_EXTRACTED DATA_:
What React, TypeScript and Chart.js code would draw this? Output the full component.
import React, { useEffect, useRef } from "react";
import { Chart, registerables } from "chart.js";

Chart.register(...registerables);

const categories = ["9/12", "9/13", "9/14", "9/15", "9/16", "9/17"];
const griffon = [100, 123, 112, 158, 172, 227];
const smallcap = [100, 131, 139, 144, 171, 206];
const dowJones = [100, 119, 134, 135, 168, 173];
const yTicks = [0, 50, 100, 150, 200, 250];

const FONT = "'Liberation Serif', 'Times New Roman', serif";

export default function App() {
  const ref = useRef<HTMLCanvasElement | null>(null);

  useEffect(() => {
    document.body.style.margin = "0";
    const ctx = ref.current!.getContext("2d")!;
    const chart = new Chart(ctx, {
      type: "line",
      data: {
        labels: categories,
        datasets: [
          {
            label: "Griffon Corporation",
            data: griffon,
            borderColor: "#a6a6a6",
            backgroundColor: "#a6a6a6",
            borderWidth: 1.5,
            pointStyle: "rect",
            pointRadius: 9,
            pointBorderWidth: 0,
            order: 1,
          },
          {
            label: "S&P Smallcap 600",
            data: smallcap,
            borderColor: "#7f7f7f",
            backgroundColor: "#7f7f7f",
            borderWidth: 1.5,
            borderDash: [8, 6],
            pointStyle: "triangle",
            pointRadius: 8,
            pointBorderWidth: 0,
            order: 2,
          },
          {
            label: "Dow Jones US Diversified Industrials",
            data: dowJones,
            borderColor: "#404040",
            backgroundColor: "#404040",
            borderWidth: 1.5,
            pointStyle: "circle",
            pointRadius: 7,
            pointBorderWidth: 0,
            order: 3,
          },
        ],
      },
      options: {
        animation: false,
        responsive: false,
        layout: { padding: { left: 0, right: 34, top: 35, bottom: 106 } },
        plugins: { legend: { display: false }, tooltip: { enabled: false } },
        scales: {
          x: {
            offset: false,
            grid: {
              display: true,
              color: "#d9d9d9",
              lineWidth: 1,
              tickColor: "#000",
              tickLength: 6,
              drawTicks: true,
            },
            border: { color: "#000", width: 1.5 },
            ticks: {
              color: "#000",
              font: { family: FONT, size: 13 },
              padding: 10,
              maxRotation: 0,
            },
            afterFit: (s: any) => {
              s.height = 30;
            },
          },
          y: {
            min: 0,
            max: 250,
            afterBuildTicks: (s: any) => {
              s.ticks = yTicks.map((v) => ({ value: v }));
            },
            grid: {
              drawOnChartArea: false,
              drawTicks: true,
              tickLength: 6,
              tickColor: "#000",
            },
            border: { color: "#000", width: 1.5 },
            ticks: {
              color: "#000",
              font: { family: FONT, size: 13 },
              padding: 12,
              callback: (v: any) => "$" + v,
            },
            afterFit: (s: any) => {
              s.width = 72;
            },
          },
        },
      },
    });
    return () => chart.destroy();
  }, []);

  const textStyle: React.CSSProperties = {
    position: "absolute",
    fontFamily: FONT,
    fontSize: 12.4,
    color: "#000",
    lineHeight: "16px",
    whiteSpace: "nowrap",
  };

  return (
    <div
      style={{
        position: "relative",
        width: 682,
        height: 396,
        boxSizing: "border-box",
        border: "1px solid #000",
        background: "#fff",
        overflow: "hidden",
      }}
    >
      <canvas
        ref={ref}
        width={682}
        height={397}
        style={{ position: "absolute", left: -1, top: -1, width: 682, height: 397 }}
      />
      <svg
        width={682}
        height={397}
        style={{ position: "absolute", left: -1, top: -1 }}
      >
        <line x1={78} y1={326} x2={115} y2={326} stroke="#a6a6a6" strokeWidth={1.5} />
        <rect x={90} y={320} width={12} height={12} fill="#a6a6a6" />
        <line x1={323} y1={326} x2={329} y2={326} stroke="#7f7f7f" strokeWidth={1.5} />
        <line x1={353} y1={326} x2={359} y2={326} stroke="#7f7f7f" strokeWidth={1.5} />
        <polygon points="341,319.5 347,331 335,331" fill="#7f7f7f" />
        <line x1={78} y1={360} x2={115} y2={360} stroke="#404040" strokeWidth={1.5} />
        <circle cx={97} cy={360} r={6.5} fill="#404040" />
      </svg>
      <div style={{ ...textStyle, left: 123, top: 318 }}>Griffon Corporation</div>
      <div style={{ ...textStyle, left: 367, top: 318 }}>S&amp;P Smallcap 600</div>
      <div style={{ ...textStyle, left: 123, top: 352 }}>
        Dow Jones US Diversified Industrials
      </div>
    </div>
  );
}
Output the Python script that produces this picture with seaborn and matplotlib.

_EXERCISE_:
Determine how many of the lines above hold the word "this", and output that number by itself.

_OUTPUT OF THE EXERCISE_:
2